On Monday, betting aggregate site Oddschecker put the group a firm favourite to win this year’s Eurovision Song Contest, but Psiuk is not ready to celebrate.
“I cannot enjoy it while I am worried for my loved ones. The war separated me and my girlfriend. She is 300kms (186 miles)away from me. We cannot meet because it is very dangerous,” he told Reuters.
“She sits in a bunker while I am here and air raid sirens are constantly on.”
He said his girlfriend has been making Molotov cocktails as part of defence efforts.
The band members are rehearsing separately, but plan to meet soon in Lviv to practise their entry “Stefania”, which Psiuk said had become an anthem for Ukrainians during the war.
“No matter under what circumstance we will go to the Eurovision, I will try to be useful for Ukraine. Even if it (war) is all over in the nearest future, it won’t be easy anyway because we will need a lot of time to rebuild. The country is in ruins,” he said.
The Eurovision final, one of the world’s largest televised events, takes place in Turin, Italy on May 14.
If Kalush Orchestra win, Ukraine will earn the right to host the 2023 contest.
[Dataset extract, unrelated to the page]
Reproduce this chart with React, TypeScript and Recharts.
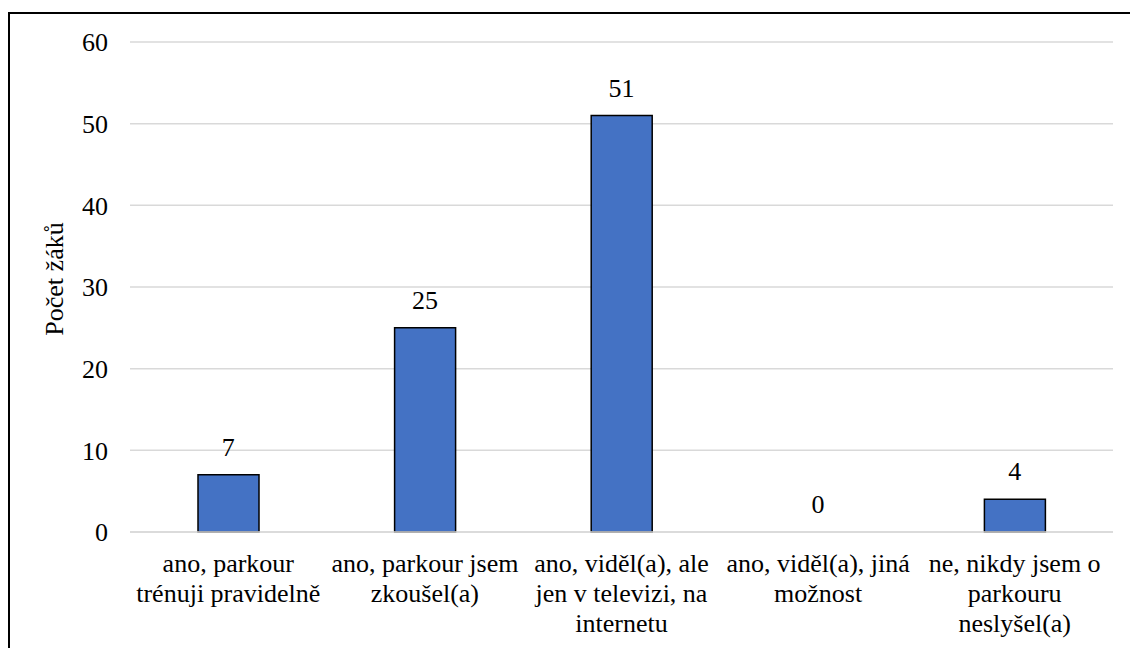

The country won Eurovision in 2016, when Crimean Tatar Susana Jamaladinova of Ukraine, known as Jamala, triumphed with a song about former Soviet leader Joseph Stalin’s deportation of hundreds of thousands of people from her Black Sea homeland, two years after Russia annexed the territory.
The following year, host Ukraine barred Russia from taking part. Russia has also been banned from the 2022 contest, after Ukraine and European public broadcasters called for them to be expelled.
Tensions with Russia had cast a shadow over Ukraine’s 2022 entry even before Moscow launched what it describes as a “special operation” to demilitarise its neighbour. Kalush Orchestra replaced Ukraine’s original act, Alina Pash, after a row about her 2015 visit to Crimea.
For Psiuk, Kalush Orchestra’s Eurovision fame is an opportunity to spread awareness.
“If you think it will not happen to your country, there are no guarantees for that. We also thought that it would not happen to us. That is why let’s stop it as soon as possible,” he said.
“We want peace to finally come to Ukraine.”